L’œuvre d’Hugo Pratt apparaît de plus en plus comme une œuvre pertinente dans laquelle Hugo Pratt a laissé bien des pistes pour qui veut s’aventurer sur les sentiers inconnus de l’esprit libre.
La lecture des B.D., des romans et des films qui en ont été tirés constitue une déambulation labyrinthique dont la seule finalité est le lecteur lui-même, Corto-Maltese de sa propre vie.
Le livre de Jean-Claude Guilbert, ami et compagnon d’aventure de Pratt, Hugo Pratt, la traversée du labyrinthe, publié aux Presses de la Renaissance, constitue à la fois une biographie originale du créateur mystérieux de Corto et un bel hommage à l’ami.
Toujours, quand on parle de Pratt ou de Corto, le qualificatif d’initiatique apparaît. Jean-Claude Guilbert a construit son livre comme un « voyage initiatique en cinq étapes » où l’imaginaire se mêle au réel. Corto Maltese, l’alter ego d’Hugo Pratt, hante bien évidemment les pages de cette biographie riche et amoureuse dans laquelle, le jeu, le mythe, la poésie, l’histoire, la transgression respectueuse, l’élégance, l’amitié, plus que l’amour, s’imposent au premier plan d’une quête qui tantôt s’affirme comme telle, tantôt se nie, pour mieux se préserver.
Comme Corto, Pratt n’a eu de cesse que de défier la mort pour mieux l’apprivoiser et s’en faire une compagne, à la fois fille de joie, muse et initiatrice.
Jean-Claude Guilbert rapporte dans ces pages nombre de propos d’Hugo Pratt, extraits de conversations dans lesquelles l’amitié ouvre les portes de la profondeur du cœur, qui placent son œuvre en perspective. Hugo Pratt fut totalement animé par l’esprit indéfectible de la quête. En cela, son personnage, Corto Maltese, tout comme le Don Quichotte de Cervantès, est un passeur. Au lecteur de savoir le suivre.
« Je ne m’interroge pas sur Dieu, explique Hugo Pratt, mais sur les hommes. D’où mon intérêt pour les mythes, à travers lesquels les hommes essaient de comprendre, de donner un sens à leur situation dans l’univers. Ma passion pour les mythes sur nos origines traduit sans doute une préoccupation métaphysique, mais qui s’exprime à partir de l’homme. Je ne me pose pas le problème de Dieu, mais de l’homme, et je crois en l’Homme. »
« Je suis à la recherche de la vérité, mais je sais que je ne l’atteindrai jamais complètement. Si un jour je pensais y être parvenu, je devrais me dire que ce n’est pas possible, que quelque chose a dû m’échapper et que je dois partir à sa poursuite.
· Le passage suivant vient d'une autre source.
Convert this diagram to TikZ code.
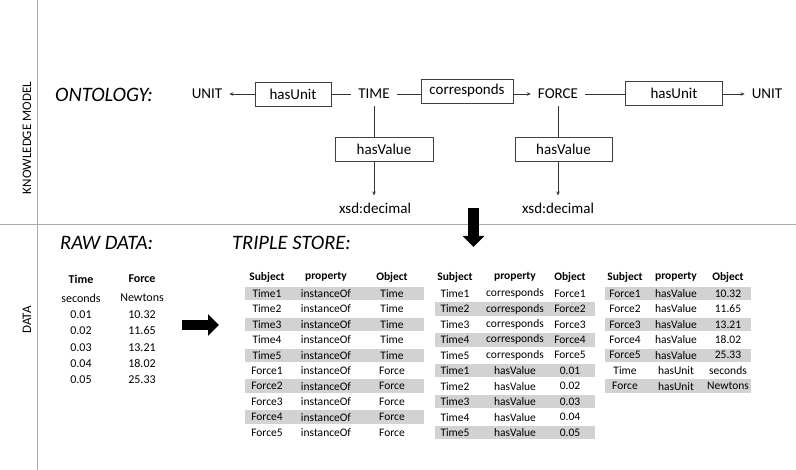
\documentclass[tikz,border=0pt]{standalone}
\usepackage{fontspec}
\setmainfont{Carlito}
\usetikzlibrary{arrows.meta}

\definecolor{rowgray}{RGB}{210,210,210}
\definecolor{rulegray}{RGB}{170,170,170}

\begin{document}
\begin{tikzpicture}[x=1pt,y=-1pt,
    >={Stealth[length=4pt,width=3.5pt]},
    title/.style={font=\fontsize{20.5}{24}\selectfont\itshape,anchor=west,inner sep=0pt},
    side/.style={rotate=90,font=\fontsize{13}{15}\selectfont},
    cls/.style={font=\fontsize{15}{18}\selectfont,inner sep=7pt},
    rel/.style={draw=black!75,line width=0.8pt,minimum height=24pt,inner sep=0pt,font=\fontsize{15}{18}\selectfont},
    raw/.style={font=\fontsize{12}{14}\selectfont,inner sep=0pt},
    rawhdr/.style={font=\fontsize{12}{14}\selectfont\bfseries,inner sep=0pt},
    cell/.style={font=\fontsize{11.5}{13}\selectfont,inner sep=0pt},
    hdr/.style={font=\fontsize{11.5}{13}\selectfont\bfseries,inner sep=0pt},
    link/.style={line width=0.8pt,black!80},
    bigarrow/.style={line width=#1,-{Triangle[length=11pt,width=21pt]}}]
  \useasboundingbox (0,0) rectangle (796,470);

  % frame
  \draw[rulegray,line width=0.8pt] (37,0) -- (37,470);
  \draw[rulegray,line width=0.8pt] (0,224.5) -- (796,224.5);
  \node[side] (km) at (27,138) {KNOWLEDGE MODEL};
  \node[side] (dt) at (27,320) {DATA};

  % ontology
  \node[title] (onto) at (55,95) {ONTOLOGY:};
  \node[cls] (unitL) at (207,94) {UNIT};
  \node[rel,minimum width=76pt] (unitT) at (293,94) {hasUnit};
  \node[cls] (time) at (374,94) {TIME};
  \node[rel,minimum width=92pt] (corr) at (467,91) {corresponds};
  \node[cls] (force) at (558,94) {FORCE};
  \node[rel,minimum width=97pt] (unitF) at (674,93) {hasUnit};
  \node[cls] (unitR) at (767,94) {UNIT};
  \node[rel,minimum width=98pt] (valT) at (384,149) {hasValue};
  \node[rel,minimum width=97pt] (valF) at (563.5,149) {hasValue};
  \node[cls,inner sep=0pt] (decT) at (375,208) {xsd:decimal};
  \node[cls,inner sep=0pt] (decF) at (558,208) {xsd:decimal};

  \draw[link,->] (unitT.west) -- (unitL.east);
  \draw[link] (unitT.east) -- (time.west);
  \draw[link] (time.east) -- (time.east -| corr.west);
  \draw[link,->] (force.west -| corr.east) -- (force.west);
  \draw[link] (force.east) -- (force.east -| unitF.west);
  \draw[link,->] (unitF.east |- unitR.west) -- (unitR.west);
  \draw[link] (time.south) -- (time.south |- valT.north);
  \draw[link,->] (time.south |- valT.south) -- ++(0,34);
  \draw[link] (force.south) -- (force.south |- valF.north);
  \draw[link,->] (force.south |- valF.south) -- ++(0,34);

  % big arrows
  \coordinate (dnA) at (473.5,208);
  \coordinate (dnB) at (473.5,247);
  \draw[bigarrow=11pt] (dnA) -- (dnB);
  \coordinate (rtA) at (182,325);
  \coordinate (rtB) at (219,325);
  \draw[bigarrow=10pt] (rtA) -- (rtB);

  % raw data
  \node[title] (rawt) at (60,243) {RAW DATA:};
  \node[rawhdr] (rawT) at (81,279) {Time};
  \node[rawhdr] (rawF) at (142,279) {Force};
  \node[raw] (rawTu) at (81,298) {seconds};
  \node[raw] (rawFu) at (142,298) {Newtons};
  \foreach \t/\f [count=\i] in {0.01/10.32,0.02/11.65,0.03/13.21,0.04/18.02,0.05/25.33}{
    \node[raw] (rawT-\i) at (81,{298+\i*16.4}) {\t};
    \node[raw] (rawF-\i) at (142,{298+\i*16.4}) {\f};
  }

  % triple store
  \node[title] (store) at (232,243) {TRIPLE STORE:};

  \node[hdr] (ta-s) at (267,277) {Subject};
  \node[hdr] (ta-p) at (326,277) {property};
  \node[hdr] (ta-o) at (392,277) {Object};
  \foreach \s/\p/\o [count=\i] in {Time1/instanceOf/Time,Time2/instanceOf/Time,
      Time3/instanceOf/Time,Time4/instanceOf/Time,Time5/instanceOf/Time,
      Force1/instanceOf/Force,Force2/instanceOf/Force,Force3/instanceOf/Force,
      Force4/instanceOf/Force,Force5/instanceOf/Force}{
    \pgfmathsetmacro\y{293.5+(\i-1)*15.45}
    \ifodd\i \fill[rowgray] ({245},{\y-6.75}) rectangle ({424},{\y+6.75}); \fi
    \node[cell] (ta-s-\i) at (267,\y) {\s};
    \node[cell] (ta-p-\i) at (326,\y) {\p};
    \node[cell] (ta-o-\i) at (392,\y) {\o};
  }

  \node[hdr] (tb-s) at (455,277) {Subject};
  \node[hdr] (tb-p) at (515,277) {property};
  \node[hdr] (tb-o) at (570,277) {Object};
  \foreach \s/\p/\o [count=\i] in {Time1/corresponds/Force1,Time2/corresponds/Force2,
      Time3/corresponds/Force3,Time4/corresponds/Force4,Time5/corresponds/Force5,
      Time1/hasValue/0.01,Time2/hasValue/0.02,Time3/hasValue/0.03,
      Time4/hasValue/0.04,Time5/hasValue/0.05}{
    \pgfmathsetmacro\y{293.5+(\i-1)*15.45}
    \ifodd\i\else \fill[rowgray] ({435},{\y-6.75}) rectangle ({595},{\y+6.75}); \fi
    \node[cell] (tb-s-\i) at (455,\y) {\s};
    \node[cell] (tb-p-\i) at (515,\y) {\p};
    \node[cell] (tb-o-\i) at (570,\y) {\o};
  }

  \node[hdr] (tc-s) at (625,277) {Subject};
  \node[hdr] (tc-p) at (676,277) {property};
  \node[hdr] (tc-o) at (728,277) {Object};
  \foreach \s/\p/\o [count=\i] in {Force1/hasValue/10.32,Force2/hasValue/11.65,
      Force3/hasValue/13.21,Force4/hasValue/18.02,Force5/hasValue/25.33,
      Time/hasUnit/seconds,Force/hasUnit/Newtons}{
    \pgfmathsetmacro\y{293.5+(\i-1)*15.45}
    \ifodd\i \fill[rowgray] ({605},{\y-6.75}) rectangle ({751},{\y+6.75}); \fi
    \node[cell] (tc-s-\i) at (625,\y) {\s};
    \node[cell] (tc-p-\i) at (676,\y) {\p};
    \node[cell] (tc-o-\i) at (728,\y) {\o};
  }
\end{tikzpicture}
\end{document}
Toute personne qui croit détenir la vérité est potentiellement dangereuse – et c’est la raison principale pour laquelle je me méfie de tous ceux qui professent une religion. En ce qui me concerne, je ne croirai jamais avoir atteint la vérité, ni même ma vérité. La vérité est insaisissable, on ne peut qu’espérer s’en approcher. Tel est mon propre dogme. Si j’ai une religion, c’est celle de la recherche, de la recherche qui tend vers la Vérité. »
Hugo Pratt avait compris que ce n’est pas l’objet de la quête qui importe mais la quête elle-même qui est son propre objet, sa propre finalité, son propre sens.